A similar situation can occur at run time. At run time, the entire main program is processed. Suppose the node has already been run once and the user has changed a Report property. The actions mechanism prevents the TRAIN code from executing again. However, if your TRAIN code is stored in a separate file, the TRAIN code does not have to be read and processed. This is the recommended strategy.
To store your code in external files rather than in a SAS catalog, simply alter the FILENAME statements accordingly. However, you must store the entry point file (for example, example.source) in a catalog and place it in a SAS library that is accessible by Enterprise Miner. The simplest way to do this is to include your catalog in the Sashelp library by placing the catalog in the SASCFG folder.
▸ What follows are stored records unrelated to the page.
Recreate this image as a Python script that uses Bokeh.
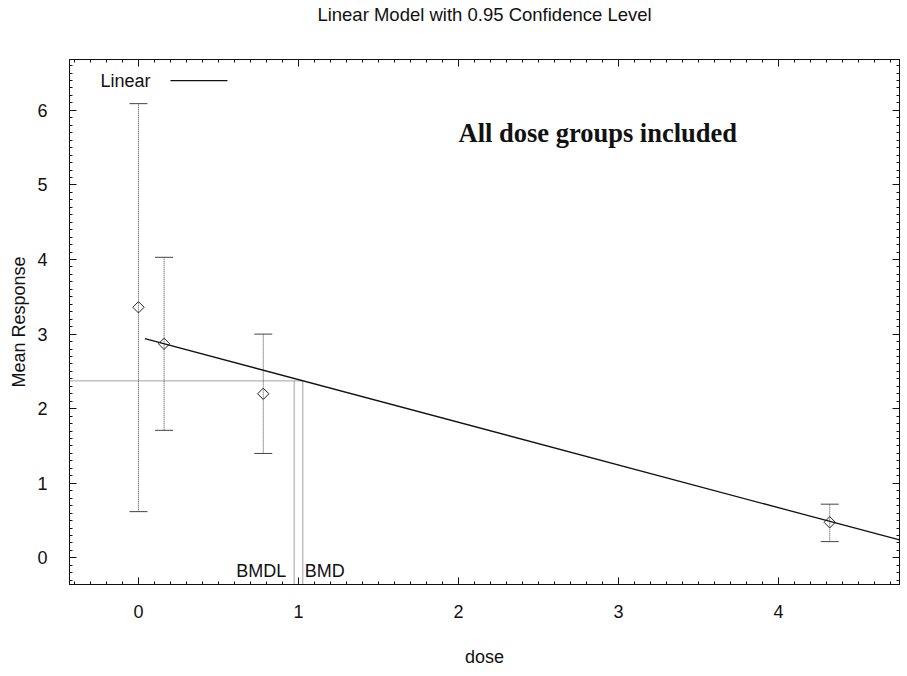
import math
from bokeh.plotting import figure
from bokeh.models import (Range1d, SingleIntervalTicker, LinearAxis, Whisker, TeeHead,
                          Label, Arrow, ColumnDataSource, CustomJSTickFormatter)
from bokeh.embed import file_html
from bokeh.resources import INLINE

# ---- data ----
dose = [0.0, 0.16, 0.78, 4.32]
mean_resp = [3.36, 2.87, 2.20, 0.477]
ci_lower = [0.62, 1.71, 1.40, 0.218]
ci_upper = [6.09, 4.03, 3.00, 0.72]
model_dose = [0.04, 4.756]
model_resp = [2.94, 0.24]
bmd = 1.027
bmdl = 0.973
bmr_resp = 2.373
x_lim = [-0.431, 4.756]
y_lim = [-0.357, 6.682]
title_text = "Linear Model with 0.95 Confidence Level"

FONT = "Liberation Sans"

p = figure(width=907, height=676, x_range=Range1d(*x_lim), y_range=Range1d(*y_lim),
           output_backend="svg", toolbar_location=None,
           min_border_left=69, min_border_right=8, min_border_top=58, min_border_bottom=92)
p.xgrid.visible = False
p.ygrid.visible = False
p.outline_line_color = "#111111"
p.outline_line_width = 1
p.background_fill_color = "white"
p.border_fill_color = "white"


def style_axis(ax, labels=True):
    ax.ticker = SingleIntervalTicker(interval=1, num_minor_ticks=10)
    ax.major_tick_in = 7
    ax.major_tick_out = 0
    ax.minor_tick_in = 3
    ax.minor_tick_out = 0
    ax.axis_line_color = "#111111"
    ax.major_tick_line_color = "#111111"
    ax.minor_tick_line_color = "#111111"
    ax.major_label_text_font = FONT
    ax.major_label_text_color = "#111111"
    ax.major_label_text_font_size = "18px"
    ax.axis_label_text_font = FONT
    ax.axis_label_text_font_size = "18px"
    ax.axis_label_text_font_style = "normal"
    ax.axis_label_text_color = "#111111"
    if not labels:
        ax.formatter = CustomJSTickFormatter(code="return ''")
        ax.major_label_standoff = 0


xa = p.xaxis[0]
ya = p.yaxis[0]
style_axis(xa)
style_axis(ya)
xa.axis_label = "dose"
ya.axis_label = "Mean Response"
xa.major_label_standoff = 20
xa.axis_label_standoff = 26
ya.major_label_standoff = 22
ya.axis_label_standoff = 5

# top axis: ticks only, carries the chart title as its label
top = LinearAxis()
style_axis(top, labels=False)
top.axis_label = title_text
top.axis_label_text_font_size = "18.5px"
top.axis_label_standoff = 35
p.add_layout(top, "above")

right = LinearAxis()
style_axis(right, labels=False)
p.add_layout(right, "right")

# ---- BMD / BMDL reference lines ----
ref_color = "#444444"
p.segment(x0=[x_lim[0], bmdl, bmd], y0=[bmr_resp, y_lim[0], y_lim[0]],
          x1=[bmd, bmdl, bmd], y1=[bmr_resp, bmr_resp, bmr_resp],
          line_color=ref_color, line_width=1, line_dash="1 1")

# ---- error bars ----
src = ColumnDataSource(dict(dose=dose, mean=mean_resp, lower=ci_lower, upper=ci_upper))
wk = Whisker(source=src, base="dose", lower="lower", upper="upper", dimension="height",
             line_color=ref_color, line_width=1, line_dash="1 1",
             upper_head=TeeHead(size=18, line_color=ref_color, line_width=1),
             lower_head=TeeHead(size=18, line_color=ref_color, line_width=1))
p.add_layout(wk)

# ---- model line ----
p.line(model_dose, model_resp, line_color="#111111", line_width=1.3)

# ---- observed means ----
p.scatter("dose", "mean", source=src, marker="square", angle=math.pi / 4, size=8,
          fill_color=None, line_color="#222222", line_width=1)

# ---- labels ----
p.add_layout(Label(x=bmdl, y=-0.18, x_offset=-8, text="BMDL", text_align="right",
                   text_baseline="alphabetic", text_font=FONT, text_font_size="18px",
                   text_color="#111111"))
p.add_layout(Label(x=bmd, y=-0.18, x_offset=2, text="BMD", text_align="left",
                   text_baseline="alphabetic", text_font=FONT, text_font_size="18px",
                   text_color="#111111"))
p.add_layout(Label(x=2.0, y=5.69, text="All dose groups included", text_align="left",
                   text_baseline="alphabetic", text_font="Liberation Serif",
                   text_font_style="bold", text_font_size="26.5px", text_color="#111111"))

# ---- legend (text left, line right) ----
p.add_layout(Label(x=-0.2375, y=6.40, text="Linear", text_align="left",
                   text_baseline="alphabetic", text_font=FONT, text_font_size="18px",
                   text_color="#111111"))
p.add_layout(Arrow(x_start=0.2, y_start=6.40, x_end=0.556, y_end=6.40, end=None,
                   line_color="#111111", line_width=1.2))

open("out.html", "w").write(file_html(p, INLINE))
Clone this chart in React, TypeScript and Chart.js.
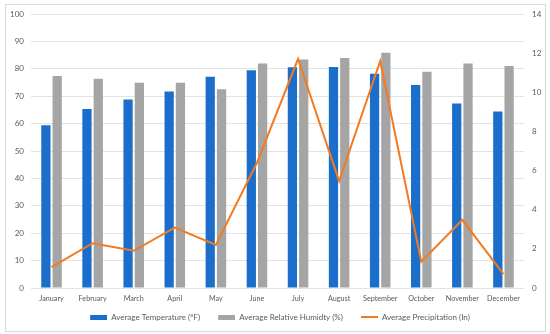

The exact location of this folder depends on your operating system and your installation configuration, but it is always found under the root SAS directory and has a path resembling ...\SAS\SASFoundation\9.2\nls\en\SASCFG. For example, on a typical Windows installation, the path is C:\Program Files\SAS\SASFoundation\9.2\nls\en\SASCFG.
You can also store the catalog in another folder and then modify the SAS system configuration file Sasv9.cfg so that this folder is included in the Sashelp search path. The Sasv9.cfg file is located under the root SAS directory in ...\SAS\SASFoundation\9.2\nls\en. Putting your code in the Sashelp library enables anyone using that server to access it.
An alternative is to place your code in a separate folder and issue a LIBNAME statement. The library needs to be accessible when a project is opened because a node's main program is read and processed when the node is first placed in a process flow diagram (only the CREATE action is executed). If a LIBNAME statement has not been issued when a project opens and you drop a node in a process flow diagram, the node's main program will not be accessible by Enterprise Miner. See Appendix 4: Allocating Libraries for SAS Enterprise Miner for details.